Are Back-To-Back Letters Of Credit cheaper than a transferable LC?
Usually no. A transferable LC involves 1 LC with transfer mechanics, while back-to-back involves 2 separate LCs, which often results in higher total bank fees and more document handling.
What is the most common reason a back-to-back structure fails?
Documentary mismatch and timing misalignment. If the child LC is paid but the intermediary cannot present fully compliant documents under the master LC, the intermediary can face a funding gap.
Do Back-To-Back Letters Of Credit eliminate fraud risk?
No. They may reduce payment default risk when documents comply, but they do not eliminate fraud risk (forged documents, misdescription) or performance risk (goods not meeting specifications).
Can the intermediary change prices without the supplier seeing the buyer’s price?
Often yes, through invoice substitution, where the intermediary replaces the supplier invoice with its own for presentation under the master LC. This only works if the LC terms and document set allow it without creating inconsistencies.
When might an SBLC be used instead of a back-to-back LC?
When the parties prefer open-account or other payment methods but still want a bank backstop if payment or performance fails. An SBLC is typically not the primary payment mechanism in documentary trade.
What should a business ask the bank before proceeding?

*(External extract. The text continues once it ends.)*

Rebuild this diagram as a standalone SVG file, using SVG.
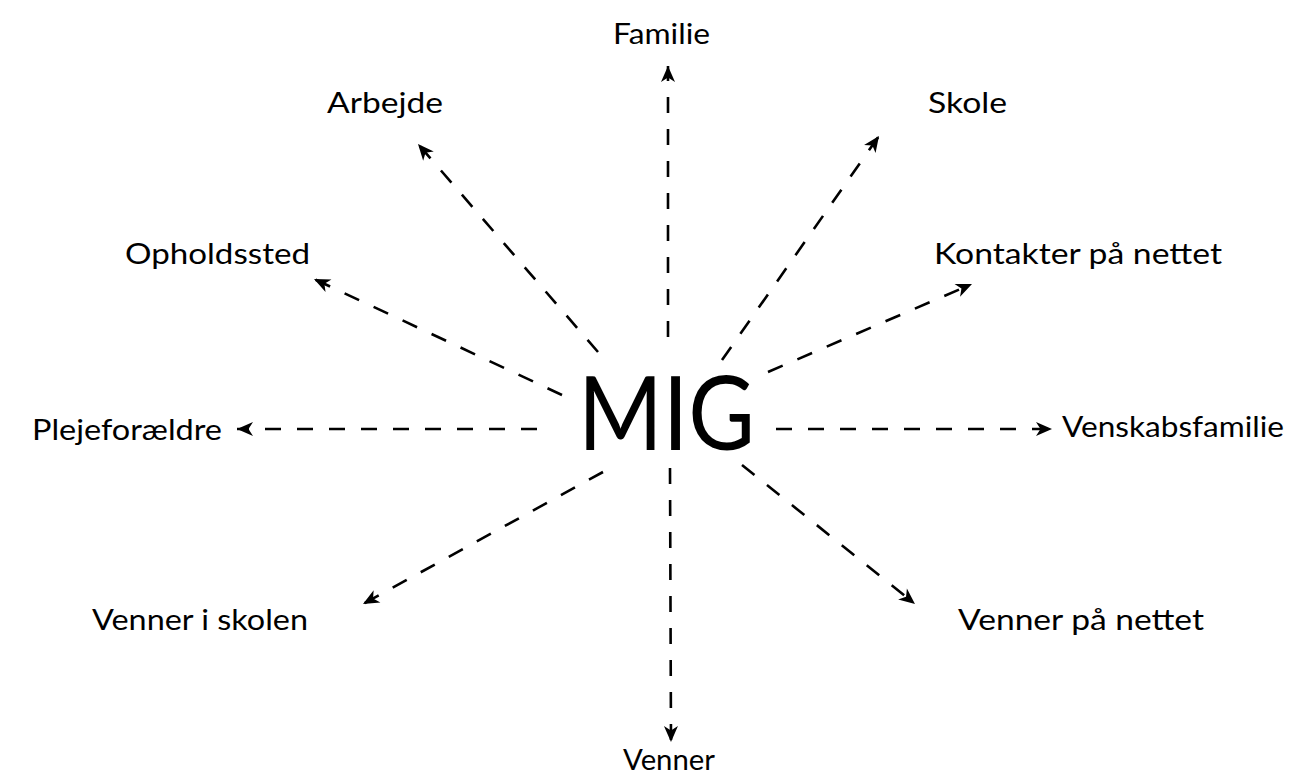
<svg xmlns="http://www.w3.org/2000/svg" width="1290" height="782" viewBox="0 0 1290 782">
<style>
.lbl{font-family:"Lato","Open Sans","Liberation Sans",sans-serif;font-size:29px;fill:#000}
.mig{font-family:"Lato","Open Sans","Liberation Sans",sans-serif;font-size:103px;fill:#000}
.c{stroke:#000;stroke-width:2.6;fill:none;stroke-dasharray:16 16;marker-end:url(#ah)}
</style>
<defs>
<marker id="ah" markerUnits="userSpaceOnUse" viewBox="-1 -8 18 16" refX="16" refY="0" markerWidth="18" markerHeight="16" orient="auto">
<path d="M0,-7 L16,0 L0,7 L4.5,0 z" fill="#000"/>
</marker>
</defs>
<rect width="1290" height="782" fill="#fff"/>
<g id="connectors">
<line class="c" x1="668" y1="337" x2="668" y2="66"/>
<line class="c" x1="670" y1="468" x2="671" y2="742"/>
<line class="c" x1="537" y1="429" x2="237" y2="429"/>
<line class="c" x1="776" y1="429" x2="1052" y2="429"/>
<line class="c" x1="598" y1="352" x2="418" y2="144"/>
<line class="c" x1="722" y1="360" x2="879" y2="136"/>
<line class="c" x1="562" y1="395" x2="314" y2="279"/>
<line class="c" x1="768" y1="372" x2="972" y2="284"/>
<line class="c" x1="603" y1="472" x2="363" y2="604"/>
<line class="c" x1="742" y1="465" x2="915" y2="604"/>
</g>
<g id="node-mig"><text class="mig" x="578" y="450" textLength="177" lengthAdjust="spacingAndGlyphs">MIG</text></g>
<g id="node-familie"><text class="lbl" x="613" y="44" textLength="97" lengthAdjust="spacingAndGlyphs">Familie</text></g>
<g id="node-arbejde"><text class="lbl" x="327" y="113" textLength="116" lengthAdjust="spacingAndGlyphs">Arbejde</text></g>
<g id="node-skole"><text class="lbl" x="928" y="113" textLength="79" lengthAdjust="spacingAndGlyphs">Skole</text></g>
<g id="node-opholdssted"><text class="lbl" x="125" y="264" textLength="185" lengthAdjust="spacingAndGlyphs">Opholdssted</text></g>
<g id="node-kontakter"><text class="lbl" x="934" y="264" textLength="288" lengthAdjust="spacingAndGlyphs">Kontakter på nettet</text></g>
<g id="node-plejeforaeldre"><text class="lbl" x="32" y="440" textLength="190" lengthAdjust="spacingAndGlyphs">Plejeforældre</text></g>
<g id="node-venskabsfamilie"><text class="lbl" x="1062" y="437" textLength="222" lengthAdjust="spacingAndGlyphs">Venskabsfamilie</text></g>
<g id="node-venner-skolen"><text class="lbl" x="92" y="630" textLength="216" lengthAdjust="spacingAndGlyphs">Venner i skolen</text></g>
<g id="node-venner-nettet"><text class="lbl" x="958" y="630" textLength="246" lengthAdjust="spacingAndGlyphs">Venner på nettet</text></g>
<g id="node-venner"><text class="lbl" x="623" y="770" textLength="92" lengthAdjust="spacingAndGlyphs">Venner</text></g>
</svg>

Ask whether the bank supports Back-To-Back Letters Of Credit, what collateral or cash margin is required, how strict document alignment must be, expected turnaround times, and how the bank handles amendments, discrepancies, and compliance screening holds.
Conclusion
Back-To-Back Letters Of Credit are a practical tool for intermediated trade when the supplier requires an LC and the buyer’s LC cannot be transferred. Their benefits (financing flexibility, stronger payment certainty, and confidentiality) come with costs, including 2 layers of fees, heavier compliance screening, and sensitivity to document details. Operational discipline matters: aligning dates, documents, and shipment terms can reduce the likelihood that payment under the child LC creates a liquidity shock before reimbursement under the master LC.